I spent four years at a religious high school dealing with a very strict dress code—and a staff of teachers who made it really clear that enforcing the dress code on girls was the thing they took most seriously about their jobs. Women’s bodies, in this environment, were an inherent distraction, and a huge amount of time and energy was spent discussing our bodies and their clothing ad nauseum.

An entire semester was devoted to covering one’s hair. Another semester was devoted to why pants were not allowed.

It was a weird throwback to high school this week when my whole Facebook feed seemed to be chiming in with detailed criticism of the outfits that Melania and Ivanka Trump wore on their trips to Saudi Arabia, Jerusalem, and the Vatican. Dresses, veils, and hats were being dissected just the way long skirts and shirts were when I was in 9th grade.

I will be the first to get up on my soapbox and hurl insults at the Trump women about the policies they support, not to mention the men they married. These are not nice people with despicable policies and an utter lack of compassion for people who didn’t have the good fortune of being born into extremely wealthy people. But that’s the problem with them–their policies and lack of compassion. Melania’s black veil, Ivanka’s hat, not covering their heads in Saudi Arabia–I just won’t make that my business.

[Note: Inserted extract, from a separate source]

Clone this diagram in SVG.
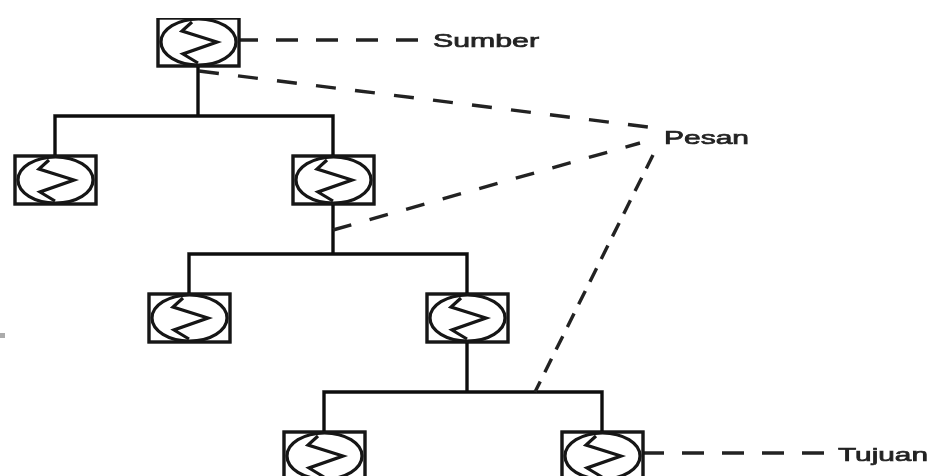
<svg xmlns="http://www.w3.org/2000/svg" width="931" height="476" viewBox="0 0 931 476">
<style>
.box{fill:#fff;stroke:#141414;stroke-width:3.400}
.orb{fill:#fff;stroke:#141414;stroke-width:3.200}
.zig{fill:none;stroke:#141414;stroke-width:3.200}
.solid{fill:none;stroke:#0c0c0c;stroke-width:3.400}
.dash{fill:none;stroke:#222;stroke-width:3.400}
text{font-family:"Liberation Sans",Arial,sans-serif;font-size:19px;fill:#222;stroke:#222;stroke-width:.7}
</style>
<defs>
<filter id="soft" x="0" y="0" width="100%" height="100%"><feGaussianBlur stdDeviation="0.6"/></filter>
<g id="sym">
<rect class="box" x="0" y="0" width="81" height="48"/>
<ellipse class="orb" cx="40.500" cy="24" rx="37.500" ry="23"/>
<polyline class="zig" points="34,4 24,13 59,24 25,36 40,45"/>
</g>
</defs>
<rect width="931" height="476" fill="#fff"/>
<g filter="url(#soft)">
<g id="connectors">
<path class="solid" d="M198 66V116M55 155V116H333V155M333 204V254M189 293V254H467V293M467 342V392M324 431V392H602V431"/>
<path class="dash" stroke-dasharray="22 18" d="M236 40H420"/>
<path class="dash" stroke-dasharray="20 19.300" d="M199 71L648 127"/>
<path class="dash" stroke-dasharray="19 19" d="M333 230L640 143"/>
<path class="dash" stroke-dasharray="15 10.300" d="M653 155L535 392"/>
<path class="dash" stroke-dasharray="22 18" d="M642 453H826"/>
</g>
<g id="node-sumber"><use href="#sym" x="158" y="18"/></g>
<g id="node-2"><use href="#sym" x="15" y="156"/></g>
<g id="node-3"><use href="#sym" x="293" y="156"/></g>
<g id="node-4"><use href="#sym" x="149" y="294"/></g>
<g id="node-5"><use href="#sym" x="427" y="294"/></g>
<g id="node-6"><use href="#sym" x="284" y="432"/></g>
<g id="node-tujuan"><use href="#sym" x="562" y="432"/></g>
<g id="labels">
<text x="433" y="47" textLength="106" lengthAdjust="spacingAndGlyphs">Sumber</text>
<text x="664" y="144" textLength="85" lengthAdjust="spacingAndGlyphs">Pesan</text>
<text x="838" y="461" textLength="90" lengthAdjust="spacingAndGlyphs">Tujuan</text>
</g>
<rect x="0" y="333" width="5" height="5" fill="#888" opacity=".7"/>
</g>
</svg>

I know, especially considering my school experience, that the personal is political, and that how and why you cover your head can have meaning greater than “this outfit looks great with a hat” or “it’s too hot to put something on my head.”

But I don’t have to use the excuse of parsing these women’s outfits to know that this is a family of people that I never want to be near, and that I wish to God had never been given access to this level of power. I just have to look at their platforms, or lack thereof.

If you’re thinking about drawing some grand conclusion by looking at how a woman is dressed, consider the following:

-Do you have any non-clothing-based evidence that this is what they think?

-If the only way they are signaling an opinion is via clothing, how can you be sure you’re right?

If you do have evidence that isn’t clothing (say, a shlocky, smug, self-help book that demonstrates Ivanka is out-of-touch and utterly vapid, and supports her father’s “Muslim ban”) go with that. If you don’t have evidence beyond someone’s clothing, go find more evidence.

Clothing isn’t enough.

Looking back, my most valuable take-away from high school is probably not what my teachers were hoping for. My take-away is that I’m done, forever, policing women’s bodies. I’m done telling any women anywhere what they can and can’t wear, or whether or not their choices are modest or immodest, or flattering or frumpy or something else entirely.

For centuries, probably millennia, women’s bodies have been policed by patriarchal system after patriarchal system. It ends with us. We can stop it by not doing it ourselves.

Again, I have plenty to say about Ivanka and Melania Trump. I am enraged when I think about them. But I’m not going to get caught in the trap of extrapolating ideas from their clothing. Not when their actual words and deeds speak so loudly.